Yes, because people will compare it to what is happening now. At that time we thought that was the worst that could ever happen, but if you look around you nowadays, millions of people are being displaced and losing their lives. It is similar – only the method has changed.

You recall that you were very afraid during the Holocaust. Do populist and far-right politics scare you today? Do they bring back memories?

Definitely. That is why it is so important to speak about it, and that is why I’m extremely busy. Everybody wants me to speak about it, and people ask me ‘What can we do?’ I can only give a little bit of advice: if everybody works together to try change things around, I am optimistic that we will succeed.
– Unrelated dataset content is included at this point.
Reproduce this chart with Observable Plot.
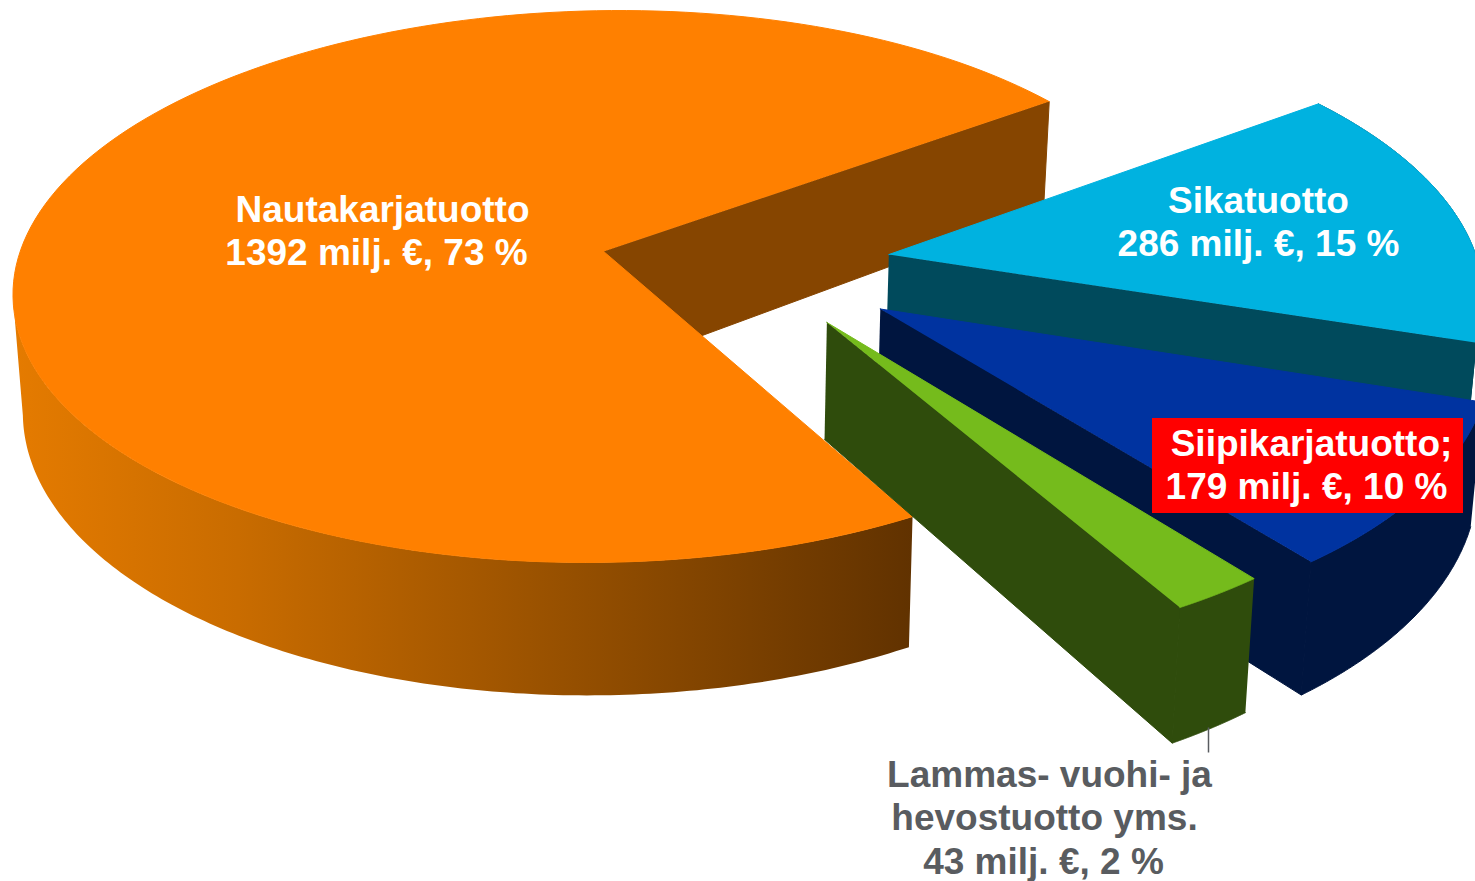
<!DOCTYPE html>
<html>
<head>
<meta charset="utf-8">
<script src="https://cdn.jsdelivr.net/npm/d3@7"></script>
<script src="https://cdn.jsdelivr.net/npm/@observablehq/plot@0.6"></script>
<style>html,body{margin:0;padding:0;background:#fff;overflow:hidden}</style>
</head>
<body>
<div id="chart"></div>
<script>
// Data
const categories = ["Nautakarjatuotto", "Sikatuotto", "Siipikarjatuotto", "Lammas- vuohi- ja hevostuotto yms."];
const values = [1392, 286, 179, 43];
const percents = [73, 15, 10, 2];

// Styles
const topColors = ["#ff8000", "#00b2e0", "#0033a0", "#75bb1c"];
const wallColors = ["url(#orangeWall)", "#004a5c", "#00153f", "#2f4c0c"];
const sideColors = ["#864500", "#004a5c", "#00153f", "#2f4c0c"];

// Layout: 3D view of the pie (disc coordinates u,v -> picture)
const view = {cx: 603, a: 583, k: -0.127, b: 239.6, c: 251, skewX: -4.35, shiftX: -2.2, skewY: -6, startDeg: 151.3, wallX: 0.985, wallShift: 1, depth: 116};
const explodeU = [0, 0.492, 0.467, 0.376];
const explodeV = [0, 0.022, 0.216, 0.261];
const hubShiftU = [0.004, 0, 0, 0];
const hubDepth = [4, 0, 0, -3];

const project = (u, v, low, extra = 0) => {
  const w = 1 + view.k * v;
  const x = (view.a * u) / w + view.skewX * v + view.shiftX;
  const y = (view.b * v + view.c) / w + view.skewY * u;
  return low
    ? {x: view.cx + view.wallShift + x * view.wallX, y: y + (view.depth + extra) / w}
    : {x: view.cx + x, y};
};

const total = d3.sum(values);
let acc = view.startDeg;
const slices = values.map((val, i) => {
  const a0 = acc, a1 = acc + (val / total) * 360;
  acc = a1;
  return {i, a0, a1};
});
const disc = (s, deg) => {
  const t = deg * Math.PI / 180;
  return [explodeU[s.i] + Math.sin(t), explodeV[s.i] - Math.cos(t)];
};
const hub = s => [explodeU[s.i] + hubShiftU[s.i], explodeV[s.i]];
const sweep = (a, b) => d3.range(0, 161).map(j => a + (b - a) * j / 160);

function topPoly(s) {
  const pts = [hub(s), ...sweep(s.a0, s.a1).map(d => disc(s, d))];
  return pts.map(([u, v]) => project(u, v, false));
}
// the rim of the big slice is only seen up to the point where the disc turns away (far left)
function rimEnd(s) {
  if (s.i !== 0) return s.a1;
  return d3.least(sweep(s.a0, s.a1), d => project(...disc(s, d), false).x);
}
function arcPoly(s) {
  const ds = sweep(s.a0, rimEnd(s));
  return [...ds.map(d => project(...disc(s, d), false)), ...ds.slice().reverse().map(d => project(...disc(s, d), true))];
}
function sidePoly(s) {
  const h = hub(s), rim = disc(s, s.a1);
  return [project(...h, false), project(...rim, false), project(...rim, true), project(...h, true, hubDepth[s.i])];
}

const poly = (pts, fill) => Plot.line(pts, {x: "x", y: "y", fill, stroke: fill === "url(#orangeWall)" ? "none" : fill, strokeWidth: 1, curve: "linear"});
const sliceMarks = slices.flatMap(s => [
  poly(arcPoly(s), wallColors[s.i]),
  poly(sidePoly(s), sideColors[s.i]),
  poly(topPoly(s), topColors[s.i])
]);

const defs = () => {
  const d = d3.create("svg:defs");
  const g = d.append("linearGradient").attr("id", "orangeWall").attr("gradientUnits", "userSpaceOnUse")
    .attr("x1", 12).attr("x2", 912).attr("y1", 0).attr("y2", 0);
  g.append("stop").attr("offset", 0).attr("stop-color", "#e57b00");
  g.append("stop").attr("offset", 0.25).attr("stop-color", "#c96c00");
  g.append("stop").attr("offset", 1).attr("stop-color", "#613200");
  return d.node();
};

const labelLines = [
  {text: "Nautakarjatuotto", x: 382, y: 210, fill: "#fff"},
  {text: "1392 milj. €, 73 %", x: 376, y: 253, fill: "#fff"},
  {text: "Sikatuotto", x: 1258, y: 201, fill: "#fff"},
  {text: "286 milj. €, 15 %", x: 1258, y: 244, fill: "#fff"},
  {text: "Siipikarjatuotto;", x: 1311, y: 444, fill: "#fff"},
  {text: "179 milj. €, 10 %", x: 1306, y: 487, fill: "#fff"},
  {text: "Lammas- vuohi- ja", x: 1049, y: 775, fill: "#595c60"},
  {text: "hevostuotto yms.", x: 1044, y: 818, fill: "#595c60"},
  {text: "43 milj. €, 2 %", x: 1043, y: 862, fill: "#595c60"}
];
const labelBox = [{x1: 1152, x2: 1463, y1: 418, y2: 513}];
const leader = [{x1: 1208, x2: 1208, y1: 727, y2: 752}];

const plot = Plot.plot({
  width: 1475, height: 881,
  marginTop: 0, marginRight: 0, marginBottom: 0, marginLeft: 0,
  x: {domain: [0, 1475], range: [0, 1475], axis: null},
  y: {domain: [0, 881], range: [0, 881], axis: null},
  style: {fontFamily: "'Liberation Sans', Arial, sans-serif", background: "#fff"},
  marks: [
    defs,
    ...sliceMarks,
    Plot.rect(labelBox, {x1: "x1", x2: "x2", y1: "y1", y2: "y2", fill: "#ff0000"}),
    Plot.link(leader, {x1: "x1", x2: "x2", y1: "y1", y2: "y2", stroke: "#595c60", strokeWidth: 1.5}),
    Plot.text(labelLines, {x: "x", y: "y", text: "text", fill: "fill", fontSize: 37, fontWeight: "bold", textAnchor: "middle", lineAnchor: "middle"})
  ]
});
document.getElementById("chart").append(plot);
</script>
</body>
</html>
What is your advice to our readers?

Do not be bystanders. Speak up if you see any injustice. This is what didn’t happen in Germany – many people didn’t agree with what was going on but they kept silent. They were bystanders, and that was the problem. There were some protests of course, and those people were annihilated or put in camps. Had people put their foot down from the very beginning and said they did not want to go along with it – had a third or half of the population spoken up – they could have succeeded. Nowadays young people are upset at what is going on and want to change the world, and I am hopeful that things will get better.

Did you know Anne Frank?

In Amsterdam we used to live opposite each other, and after school all the children went outdoors to play. We went to different schools, but we were the same age, and we were playmates. I learnt a lot more about her through Otto afterwards, as he spoke a lot about her.

What is one thing that you will always remember about Anne?

She was very lively, very confident and sure of herself… which I wasn’t at that time, so I looked up to her. She was already interested in boys, while I was more interested in play. Anne was much more sophisticated.